Somewhere in the last few years, I lost the ability to aspire to trivial procedural resolutions like “losing weight” or “saving money” or “getting organized” or even “helping others” — which I understand are always among the most popular goals. There are evidently a lot of people for whom those issues are tied to what they genuinely don’t like about themselves or the ways in which they hurt themselves… but I don’t think I’m one of them. If I knew I were going to die tomorrow, I wouldn’t give a second’s regret to how big my butt is or whether my socks are all sorted by color.
My current biggest regrets in life all have a root cause that I’m sure will astonish the masses: I’ve almost completely lost the will to say things that other people might not want to hear. The irony! For all those years Troutgirl would not be shut up by fair means or foul — the more indelibly cutting the remark, the better I was pleased with myself and damn the torpedoes — but now I find that my lips are sealed for almost everyone.

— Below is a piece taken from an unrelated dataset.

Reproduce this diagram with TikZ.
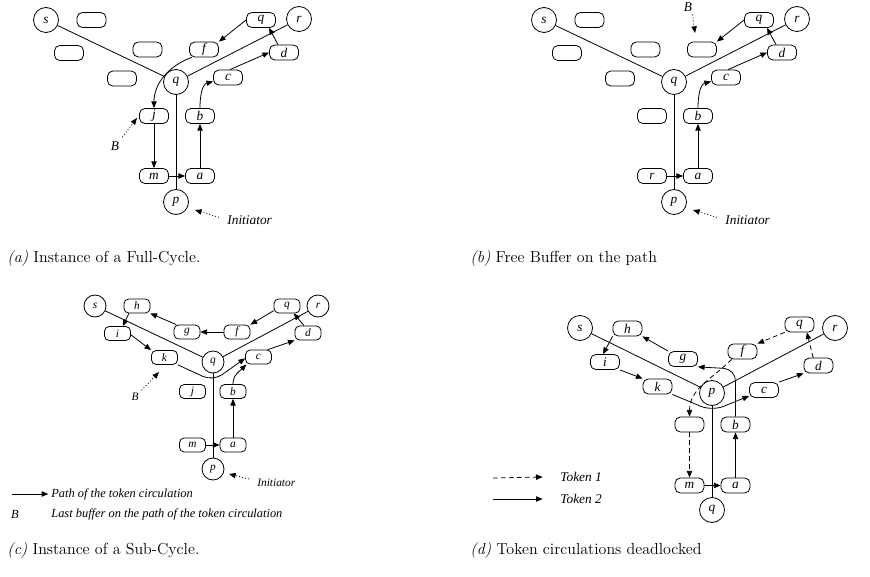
\documentclass[tikz,border=0pt]{standalone}
\usepackage{fontspec}
\newfontfamily\tms{Liberation Serif}
\usetikzlibrary{arrows.meta,calc}
\newcommand\lblA{\tms\itshape\fontsize{10}{12}\selectfont}
\newcommand\lblC{\tms\itshape\fontsize{8.5}{10}\selectfont}
\newcommand\lblL{\tms\itshape\fontsize{9.3}{11}\selectfont}
\newcommand\capf{\fontsize{12}{14}\selectfont}
\tikzset{
 bx/.style={draw, rounded corners=4pt, minimum width=21.75pt, minimum height=11.25pt, inner sep=0pt, font=\lblA},
 cc/.style={draw, circle, minimum size=18.75pt, inner sep=0pt, font=\lblA},
 bxs/.style={bx, minimum width=19.5pt, minimum height=10.5pt, rounded corners=3.5pt, font=\lblC},
 ccs/.style={cc, minimum size=16.5pt, font=\lblC},
 arr/.style={-{Triangle[length=5pt,width=4pt]}},
 dots/.style={dash pattern=on 0.7pt off 1.6pt},
 dsh/.style={dash pattern=on 3.5pt off 2.5pt},
 captxt/.style={anchor=west, font=\capf, inner sep=0pt},
 txtA/.style={font=\lblA, inner sep=0pt},
 txtC/.style={font=\lblC, inner sep=0pt},
 txtL/.style={font=\lblL, inner sep=0pt},
}
\begin{document}
\begin{tikzpicture}[x=0.75pt,y=0.75pt,line width=0.6pt]
\useasboundingbox (0,0) rectangle (870,-577);
% ---------------- (a)
\node[cc] (As) at (46,-20) {s};
\node[cc] (Ar) at (299,-19) {r};
\node[cc] (Aq) at (176,-82) {q};
\node[cc] (Ap) at (176,-202) {p};
\node[bx] (Ae1) at (91.5,-20) {};
\node[bx] (Aqb) at (261,-20) {q};
\node[bx] (Ae2) at (69,-53) {};
\node[bx] (Ae3) at (147.5,-49.5) {};
\node[bx] (Af) at (204,-49.5) {f};
\node[bx] (Ad) at (284,-52.5) {d};
\node[bx] (Ae4) at (122,-78.5) {};
\node[bx] (Ac) at (228,-77.5) {c};
\node[bx] (Aj) at (154,-116) {j};
\node[bx] (Ab) at (200,-116) {b};
\node[bx] (Am) at (154,-176) {m};
\node[bx] (Aa) at (200,-176) {a};
\draw (As) -- (Aq);
\draw (Aq) -- (Ar);
\draw (Aq) -- (Ap);
\draw[arr] (Am) -- (Aa);
\draw[arr] (Aa) -- (Ab);
\draw[arr] (Ab.north) to[out=90,in=195] ([yshift=-3pt]Ac.west);
\draw[arr] ([xshift=1.5pt]Ac.north) -- (Ad.west);
\draw[arr] ([xshift=-4.5pt]Ad.north) -- ([xshift=6pt]Aqb.south);
\draw[arr] (Aqb.west) -- (Af.north east);
\draw[arr] ([xshift=2pt]Af.south west) to[out=200,in=90] (Aj.north);
\draw[arr] (Aj) -- (Am);
\node[txtA] (AB) at (115,-146) {B};
\coordinate (ABt) at (137,-118);
\draw[arr,dots] ([shift={(2pt,3pt)}]AB.north east) -- (ABt);
\node[txtA,anchor=west] (Ainit) at (227,-220) {Initiator};
\coordinate (Apt) at (195,-210);
\draw[arr,dots] ([shift={(-6pt,2pt)}]Ainit.west) -- (Apt);
% ---------------- (b)
\begin{scope}[xshift=373.5pt]
\node[cc] (Bs) at (46,-20) {s};
\node[cc] (Br) at (299,-19) {r};
\node[cc] (Bq) at (176,-82) {q};
\node[cc] (Bp) at (176,-202) {p};
\node[bx] (Be1) at (91.5,-20) {};
\node[bx] (Bqb) at (261,-20) {q};
\node[bx] (Be2) at (69,-53) {};
\node[bx] (Be3) at (147.5,-49.5) {};
\node[bx] (Bf) at (204,-49.5) {};
\node[bx] (Bd) at (284,-52.5) {d};
\node[bx] (Be4) at (122,-78.5) {};
\node[bx] (Bc) at (228,-77.5) {c};
\node[bx] (Bj) at (154,-116) {};
\node[bx] (Bb) at (200,-116) {b};
\node[bx] (Bm) at (154,-176) {r};
\node[bx] (Ba) at (200,-176) {a};
\draw (Bs) -- (Bq);
\draw (Bq) -- (Br);
\draw (Bq) -- (Bp);
\draw[arr] (Bm) -- (Ba);
\draw[arr] (Ba) -- (Bb);
\draw[arr] (Bb.north) to[out=90,in=195] ([yshift=-3pt]Bc.west);
\draw[arr] ([xshift=1.5pt]Bc.north) -- (Bd.west);
\draw[arr] ([xshift=-4.5pt]Bd.north) -- ([xshift=6pt]Bqb.south);
\draw[arr] (Bqb.west) -- (Bf.north east);
\node[txtA] (BB) at (190,-7) {B};
\coordinate (BBt) at (197,-33);
\draw[arr,dots] ([shift={(0pt,-2pt)}]BB.south east) -- (BBt);
\node[txtA,anchor=west] (Binit) at (227,-220) {Initiator};
\coordinate (Bpt) at (195,-210);
\draw[arr,dots] ([shift={(-6pt,2pt)}]Binit.west) -- (Bpt);
\end{scope}
% ---------------- (c)
\node[ccs] (Cs) at (95,-306) {s};
\node[ccs] (Cr) at (318,-306) {r};
\node[ccs] (Cq) at (213,-362) {q};
\node[ccs] (Cp) at (213,-469) {p};
\node[bxs] (Ch) at (137,-306) {h};
\node[bxs] (Cqb) at (287,-306) {q};
\node[bxs] (Ci) at (117.5,-333.5) {i};
\node[bxs] (Cg) at (187,-332) {g};
\node[bxs] (Cf) at (237,-332) {f};
\node[bxs] (Cd) at (308,-333) {d};
\node[bxs] (Ck) at (164.5,-357.5) {k};
\node[bxs] (Cc) at (258.5,-357) {c};
\node[bxs] (Cj) at (192.5,-391.5) {j};
\node[bxs] (Cb) at (233,-391.5) {b};
\node[bxs] (Cm) at (192.5,-445) {m};
\node[bxs] (Ca) at (233,-445) {a};
\draw (Cs) -- (Cq);
\draw (Cq) -- (Cr);
\draw (Cq) -- (Cp);
\draw[arr] (Cm) -- (Ca);
\draw[arr] (Ca) -- (Cb);
\draw[arr] (Cb.north) to[out=90,in=225] ([xshift=1pt]Cc.south west);
\draw[arr,rounded corners=8pt] (Ck.south east) -- (213,-381) -- ([yshift=-1pt]Cc.west);
\draw[arr] ([xshift=-3pt]Cc.north east) -- (Cd.south west);
\draw[arr] ([xshift=-3pt]Cd.north) -- ([xshift=5pt]Cqb.south);
\draw[arr] ([yshift=2pt]Cqb.south west) -- (Cf.north east);
\draw[arr] (Cf.west) -- (Cg.east);
\draw[arr] ([xshift=2pt]Cg.north west) -- (Ch.south east);
\draw[arr] ([xshift=4pt]Ch.south west) -- ([xshift=4pt]Ci.north);
\draw[arr] ([yshift=-1pt]Ci.east) -- (Ck.north west);
\node[txtC] (CB) at (135,-397) {B};
\coordinate (CBt) at (159,-372);
\draw[arr,dots] ([shift={(2pt,2pt)}]CB.north east) -- (CBt);
\node[txtC,anchor=west] (Cinit) at (257,-483) {Initiator};
\coordinate (Cpt) at (229,-474);
\draw[arr,dots] ([shift={(-6pt,3pt)}]Cinit.west) -- (Cpt);
\coordinate (CL1) at (12,-494);
\node[txtL,anchor=west] (CL1t) at (51,-494) {Path of the token circulation};
\draw[arr] (CL1) -- ([xshift=-2pt]CL1t.west);
\node[txtL] (CL2b) at (15,-514) {B};
\node[txtL,anchor=west] (CL2t) at (51,-514) {Last buffer on the path of the token circulation};
% ---------------- (d)
\node[cc] (Ds) at (580,-328) {s};
\node[cc] (Dr) at (835,-328) {r};
\node[cc] (Dp) at (712,-393) {p};
\node[cc] (Dq) at (712,-510) {q};
\node[bx] (Dh) at (627.5,-328.5) {h};
\node[bx] (Di) at (605,-362) {i};
\node[bx] (Dg) at (683,-359) {g};
\node[bx] (Df) at (742.5,-351.5) {f};
\node[bx] (Dqb) at (799.5,-324.5) {q};
\node[bx] (Dd) at (818.5,-365.5) {d};
\node[bx] (Dk) at (657.5,-386.5) {k};
\node[bx] (Dc) at (764,-390) {c};
\node[bx] (De) at (689.5,-424.5) {};
\node[bx] (Db) at (735.5,-424.5) {b};
\node[bx] (Dm) at (689.5,-485.5) {m};
\node[bx] (Da) at (735.5,-485.5) {a};
\draw (Ds) -- (Dp);
\draw (Dp) -- (Dr);
\draw (Dp) -- (Dq);
\draw[arr] (Dm) -- (Da);
\draw[arr] (Da) -- (Db);
\draw[arr,rounded corners=9pt] (Db.north) -- (735.5,-369) -- (Dg.south east);
\draw[arr] (Dg.north west) -- (Dh.south east);
\draw[arr] (Dh.south west) -- ([xshift=-1.5pt]Di.north);
\draw[arr] (Di.south east) -- (Dk.north west);
\draw[arr,rounded corners=9pt] (Dk.south east) -- (712,-411) -- ([yshift=-4.5pt]Dc.west);
\draw[arr] (Dc.north east) -- (Dd.south west);
\draw[arr,dsh] ([xshift=-4pt]Dd.north) -- ([xshift=5.5pt]Dqb.south);
\draw[arr,dsh] (Dqb.south west) -- (Df.north east);
\draw[arr,dsh] ([xshift=3pt]Df.south west) to[out=225,in=90] (De.north);
\draw[arr,dsh] (De) -- (Dm);
\coordinate (DL1) at (493,-478);
\node[txtA,anchor=west] (DL1t) at (560,-477) {Token 1};
\draw[arr,dsh] (DL1) -- ([xshift=-13pt]DL1t.west);
\coordinate (DL2) at (493,-499);
\node[txtA,anchor=west] (DL2t) at (560,-499) {Token 2};
\draw[arr] (DL2) -- ([xshift=-13pt]DL2t.west);
% ---------------- captions
\node[captxt] (capA) at (7,-259) {\textit{(a)} Instance of a Full-Cycle.};
\node[captxt] (capB) at (470,-259) {\textit{(b)} Free Buffer on the path};
\node[captxt] (capC) at (7,-551) {\textit{(c)} Instance of a Sub-Cycle.};
\node[captxt] (capD) at (470,-551) {\textit{(d)} Token circulations deadlocked};
\end{tikzpicture}
\end{document}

I imagine many of you are thinking, “Being less critical is a loss?” Well… yes it is and you’re completely one-sided if you don’t see it. In the past I have many times helped people make more money, deal with looming career disasters, solve relationship problems, write better books, and generally figure out what they wanted to do in life by exercising critical skills. You could certainly argue that acuity — the ability to identify and interpret a hidden factor, to sift the important thing out of the background trivia — is a big part of what makes a good manager or mentor.
Part of it is doubtless simple middle-aged ennui; and everyone knows how many times my big mouth has gotten me into big trouble. Furthermore, I have responsibilities now that more and more tightly constrain my ability to just blurt out whatever is on my mind. But the truth is that I’m not afraid or even tired — I’m just increasingly isolated. I’m perfectly aware that the less you express yourself, the less you can expect anyone to understand you… and yet I express myself less every passing year.
I guess I’m not really bringing this post in for a classic “My New Year’s Resolutions 2008” type landing. This may all be by way of saying… you get older, you have more regrets that you can’t redeem by New Year’s day.